The nine-inch ball is covered with swirly red and white stripes — and, in tiny glued-on text, salutes the Democratic congressman’s support for a resolution to impeach President Bush. (Also showcased: Washington state’s 1919 labor strike, its suffrage movement and the violent anti-World Trade Organization riots of 1999.) Lawrence sent it off to D.C. in September and was very surprised it was accepted for the tree — and that she was invited to this afternoon’s White House reception for the artists, which she flew to D.C. to attend.

“Apparently, they didn’t read it — or Laura Bush is more progressive than I believed,” Lawrence told us.

Oh. My. GOD!! Who said irony is dead? LOL

Of course, it could just be the Bushmorons way of deflecting attention and showing they have a sense of humor (since everyone knows that’s not true). Of course they know there’s not a snowflakes chance in hell of them getting impeached or anything else. *shrug*

But it is funny! 😉

4 Bryan { 12.02.08 at 10:25 pm }

Actually, I doubt anyone sober will see it [there are different kinds of intoxication] and given this group’s well earned reputation as being out of step in a one-man parade when it comes to protocol, I’m not at all surprised it got through.

They are just coasting until the end.

I’m rather surprised that we actually managed to not only pick up useful intel, but that they actually routed it to the correct country.

The police chief in Mumbai is saying now that no one told him about a possible attack, that would appear to be typical, i.e. the chairman of the Tata Group that owns the Taj was notified, but local authorities weren’t. They have preserved the worst of the pre-WWII British civil service in their government, and never updated it.

From leaks it would appear that that is what the Hedgemony has done with the US government, turned it into a bloated, inefficient bureaucratic morass after Clinton spent 8 years putting it on a diet and streamlining things. The amazing part is that all of the extra people have done less than the people they replaced. It was obviously designed not to work.

5 Steve Bates { 12.02.08 at 10:28 pm }

“This isn’t a nation, it’s a Gilbert and Sullivan operetta with bad music.”

Ahem.

I understand your intent… but to my knowledge, Sir Arthur Sullivan never wrote any bad music. And I’ve heard a great deal of what he did write. Some of it is occasionally a bit dull, but all of it is crafted to within an inch of its life.
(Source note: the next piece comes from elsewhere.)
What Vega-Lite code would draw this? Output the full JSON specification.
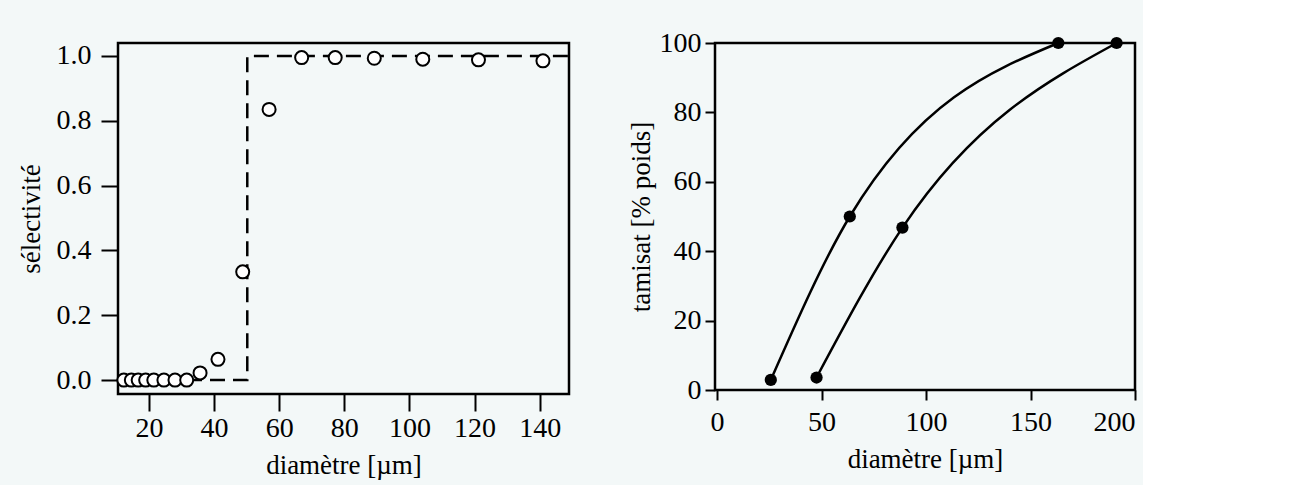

Kryten, wherever they end up hanging that ball, it couldn’t be in the entryway of the White House. That would be just…

… wait for it…

… too many ironies in the foyer.

<rim_shot />

6 Bryan { 12.02.08 at 10:59 pm }

If you have ever heard Gibert and Sullivan at a dinner theater you would understand exactly what I meant, Steve. It takes skill and practice to do G&S.

[GROANNNN]

7 Steve Bates { 12.02.08 at 11:58 pm }

Bryan, I understand now: bad musicians, not badly written music. But I never had that experience.

The star of my high school’s production of Patience went on to star in many Houston G&S Society productions (among other professional ventures). Is Houston G&S any good? Well, they are among the very few companies in the world who have been permitted to play at D’Oyly Carte’s own house in London occasionally…
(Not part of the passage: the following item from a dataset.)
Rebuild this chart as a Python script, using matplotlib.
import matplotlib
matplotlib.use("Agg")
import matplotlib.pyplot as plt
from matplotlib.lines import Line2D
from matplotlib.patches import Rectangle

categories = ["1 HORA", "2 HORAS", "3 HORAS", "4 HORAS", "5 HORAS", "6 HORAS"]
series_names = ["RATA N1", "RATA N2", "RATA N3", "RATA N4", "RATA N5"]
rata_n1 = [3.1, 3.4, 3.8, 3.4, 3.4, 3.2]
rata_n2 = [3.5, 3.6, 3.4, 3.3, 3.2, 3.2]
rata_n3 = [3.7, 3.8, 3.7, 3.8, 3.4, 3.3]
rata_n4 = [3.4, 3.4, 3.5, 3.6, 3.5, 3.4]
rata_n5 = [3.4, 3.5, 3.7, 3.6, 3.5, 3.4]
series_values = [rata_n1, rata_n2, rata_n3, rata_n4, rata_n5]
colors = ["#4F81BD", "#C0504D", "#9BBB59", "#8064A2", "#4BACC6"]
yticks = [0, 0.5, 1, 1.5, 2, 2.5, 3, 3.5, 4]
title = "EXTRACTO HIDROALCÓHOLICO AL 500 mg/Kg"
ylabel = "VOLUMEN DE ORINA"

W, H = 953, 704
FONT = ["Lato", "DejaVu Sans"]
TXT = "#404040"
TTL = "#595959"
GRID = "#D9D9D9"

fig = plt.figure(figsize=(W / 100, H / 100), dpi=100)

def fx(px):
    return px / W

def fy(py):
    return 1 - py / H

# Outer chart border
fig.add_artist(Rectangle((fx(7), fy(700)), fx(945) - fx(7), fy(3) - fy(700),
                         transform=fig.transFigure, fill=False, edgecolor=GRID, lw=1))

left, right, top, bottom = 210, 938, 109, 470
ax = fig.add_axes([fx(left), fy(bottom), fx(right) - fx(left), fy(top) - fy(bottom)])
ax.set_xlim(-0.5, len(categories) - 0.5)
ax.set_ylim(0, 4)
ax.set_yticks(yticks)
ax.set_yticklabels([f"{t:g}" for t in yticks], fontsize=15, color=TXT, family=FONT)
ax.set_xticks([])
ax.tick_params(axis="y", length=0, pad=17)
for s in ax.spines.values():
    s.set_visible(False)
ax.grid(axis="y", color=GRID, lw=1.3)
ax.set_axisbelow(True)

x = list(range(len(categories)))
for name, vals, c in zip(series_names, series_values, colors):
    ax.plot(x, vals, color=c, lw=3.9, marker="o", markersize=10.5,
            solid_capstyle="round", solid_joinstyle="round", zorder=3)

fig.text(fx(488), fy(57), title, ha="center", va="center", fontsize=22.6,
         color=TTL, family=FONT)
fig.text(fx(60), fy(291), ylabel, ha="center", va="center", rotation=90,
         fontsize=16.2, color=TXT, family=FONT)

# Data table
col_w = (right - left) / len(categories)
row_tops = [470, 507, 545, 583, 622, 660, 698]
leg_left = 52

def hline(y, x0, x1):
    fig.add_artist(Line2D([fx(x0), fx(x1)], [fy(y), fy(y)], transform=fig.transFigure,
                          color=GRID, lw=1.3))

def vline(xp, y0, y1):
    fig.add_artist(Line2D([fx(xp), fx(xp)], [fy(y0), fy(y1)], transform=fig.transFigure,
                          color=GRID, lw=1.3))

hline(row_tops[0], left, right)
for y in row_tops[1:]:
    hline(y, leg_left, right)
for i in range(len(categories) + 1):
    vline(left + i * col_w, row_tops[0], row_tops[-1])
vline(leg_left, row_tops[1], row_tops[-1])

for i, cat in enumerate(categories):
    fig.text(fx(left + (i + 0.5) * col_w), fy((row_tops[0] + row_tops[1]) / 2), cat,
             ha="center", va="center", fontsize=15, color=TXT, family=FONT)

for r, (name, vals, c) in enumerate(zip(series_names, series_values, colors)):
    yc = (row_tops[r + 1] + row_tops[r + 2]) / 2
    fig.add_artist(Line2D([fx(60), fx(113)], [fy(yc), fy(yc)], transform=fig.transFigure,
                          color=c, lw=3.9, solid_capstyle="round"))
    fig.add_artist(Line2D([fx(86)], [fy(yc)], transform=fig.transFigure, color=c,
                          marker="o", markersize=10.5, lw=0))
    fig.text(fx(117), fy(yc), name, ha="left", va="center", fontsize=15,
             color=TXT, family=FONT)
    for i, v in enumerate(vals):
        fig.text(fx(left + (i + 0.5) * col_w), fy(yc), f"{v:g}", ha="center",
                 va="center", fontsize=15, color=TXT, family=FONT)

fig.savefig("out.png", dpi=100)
8 Bryan { 12.03.08 at 12:34 pm }

I can assure you that there is plenty of bad music in this country, and not the occasional flubs of amateurs, but bad performance by paid musicians who just don’t seem to like what they are doing. The right spirit can go a long way to ameliorating technical problems, but you have to put some heart in it.
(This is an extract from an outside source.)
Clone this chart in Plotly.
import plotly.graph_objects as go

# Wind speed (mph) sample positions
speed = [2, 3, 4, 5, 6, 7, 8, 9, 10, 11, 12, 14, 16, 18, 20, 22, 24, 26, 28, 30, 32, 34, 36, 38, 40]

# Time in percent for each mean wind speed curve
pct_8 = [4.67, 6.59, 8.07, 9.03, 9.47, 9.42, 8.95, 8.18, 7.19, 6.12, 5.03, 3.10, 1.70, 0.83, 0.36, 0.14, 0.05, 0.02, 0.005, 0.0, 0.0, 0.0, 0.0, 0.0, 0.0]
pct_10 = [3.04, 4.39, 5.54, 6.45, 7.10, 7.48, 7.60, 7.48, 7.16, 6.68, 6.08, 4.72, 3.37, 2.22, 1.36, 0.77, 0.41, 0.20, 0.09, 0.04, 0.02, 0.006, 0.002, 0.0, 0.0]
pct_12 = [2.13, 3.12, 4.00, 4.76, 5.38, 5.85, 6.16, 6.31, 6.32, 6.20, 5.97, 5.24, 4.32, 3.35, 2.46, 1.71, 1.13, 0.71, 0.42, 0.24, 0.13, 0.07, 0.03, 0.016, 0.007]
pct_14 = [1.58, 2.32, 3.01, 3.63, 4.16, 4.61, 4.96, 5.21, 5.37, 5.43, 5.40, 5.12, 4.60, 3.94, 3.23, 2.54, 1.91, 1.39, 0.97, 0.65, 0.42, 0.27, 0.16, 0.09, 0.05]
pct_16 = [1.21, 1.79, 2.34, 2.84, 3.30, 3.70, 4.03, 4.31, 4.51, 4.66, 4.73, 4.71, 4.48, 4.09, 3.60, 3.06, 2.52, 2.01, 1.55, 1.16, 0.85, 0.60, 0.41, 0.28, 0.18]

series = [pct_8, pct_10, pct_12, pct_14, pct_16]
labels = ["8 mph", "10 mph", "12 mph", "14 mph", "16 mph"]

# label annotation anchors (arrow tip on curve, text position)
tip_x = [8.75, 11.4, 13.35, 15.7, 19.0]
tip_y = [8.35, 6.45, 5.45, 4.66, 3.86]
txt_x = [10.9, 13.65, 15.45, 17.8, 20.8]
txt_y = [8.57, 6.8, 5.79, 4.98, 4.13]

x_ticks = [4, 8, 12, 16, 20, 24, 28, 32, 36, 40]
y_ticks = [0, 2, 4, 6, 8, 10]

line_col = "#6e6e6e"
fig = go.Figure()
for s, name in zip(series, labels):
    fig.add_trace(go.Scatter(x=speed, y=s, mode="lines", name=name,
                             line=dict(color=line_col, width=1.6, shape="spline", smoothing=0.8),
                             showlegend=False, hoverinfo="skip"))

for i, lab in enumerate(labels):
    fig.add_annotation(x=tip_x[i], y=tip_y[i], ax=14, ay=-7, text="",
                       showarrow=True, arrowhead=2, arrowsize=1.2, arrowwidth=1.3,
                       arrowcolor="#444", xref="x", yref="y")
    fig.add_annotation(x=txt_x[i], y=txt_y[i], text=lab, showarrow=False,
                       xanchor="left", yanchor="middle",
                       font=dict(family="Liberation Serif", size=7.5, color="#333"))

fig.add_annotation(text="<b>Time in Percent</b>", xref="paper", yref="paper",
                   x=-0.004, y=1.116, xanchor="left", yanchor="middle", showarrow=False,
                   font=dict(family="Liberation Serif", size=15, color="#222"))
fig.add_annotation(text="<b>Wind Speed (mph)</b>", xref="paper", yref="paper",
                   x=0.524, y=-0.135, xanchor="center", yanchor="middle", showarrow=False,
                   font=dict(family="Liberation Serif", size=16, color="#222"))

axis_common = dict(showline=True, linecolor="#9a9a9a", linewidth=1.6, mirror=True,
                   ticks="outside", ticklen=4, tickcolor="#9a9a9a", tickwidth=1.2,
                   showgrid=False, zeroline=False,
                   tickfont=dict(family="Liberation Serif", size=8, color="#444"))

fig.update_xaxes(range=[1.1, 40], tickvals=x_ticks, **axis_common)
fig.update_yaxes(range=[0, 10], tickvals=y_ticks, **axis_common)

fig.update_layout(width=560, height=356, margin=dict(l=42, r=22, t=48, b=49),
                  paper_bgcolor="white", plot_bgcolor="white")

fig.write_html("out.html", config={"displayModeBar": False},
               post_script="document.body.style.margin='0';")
9 Kryten42 { 12.08.08 at 4:09 am }

Sadly, *bad music* (or more typically, bad musicians) seem to be a global trend. It’s primarily the big record companies trying to invent the next money making hit for the mindless masses, and once the masses realise the music is actually crap and sales die off, they dump the poor dumb bastard they filed with visions of greatness and money and find the next sucker(s). There are always plenty to choose from. I don’t know what they do now (but doubt it’s changed much if any), but when I was in the biz, the standard ploy was to wave a $250k cheque and big (literally hundreds of pages) contract as someone they thought would make them money (whether they had any talent was immaterial, that’s what we studio engineers were paid for). Unfortunately for the sucker, they couldn’t understand the contract of they tried, and they didn’t really understand that the big cheque was simply an *advance* and had to be paid back, with interest! And all costs for the first year, including recording and advertising, came from that advance. Generally, if the sucker survived for two or three years in the biz, they would be lucky to have $10 out of it. The company, on the other hand, might have millions.

I came across in interesting young American (she was born in NY I think) musician with some real talent. Her bio is fascinating! 😀

Lucia Micarelli bio

Here is a YouTube vid of Lucia performing ‘Kashmir’ with Jethro Tull:
Lucia Micarelli & Jethro Tull – Kashmir Cover

She has an amazing amount of energy for suck a little slip of a girl! 😀

I’ve also heard her play Ravel String Quartet in F major (Assez vif Tres rythme) and enjoyed it. I think she’s an accomplished musician. I’d really hate to see her get eaten alive by the industry, but she seems to be cultivating some friends who have survived the biz and know how it works. 🙂 Perhaps that will be enough.

10 Bryan { 12.08.08 at 11:17 am }

The classical concert world is a lower level of hell that even the record industry. If you want to be really abused, join a symphony orchestra that isn’t represented by a union.

There are a lot of great young musicians, like Australia’s bassist, Tal Wilkenfeld, who can keep up with Jeff Beck and Chick Correa. You just hope they can hang around for a while and not get all screwed up or burned out like so many who went before.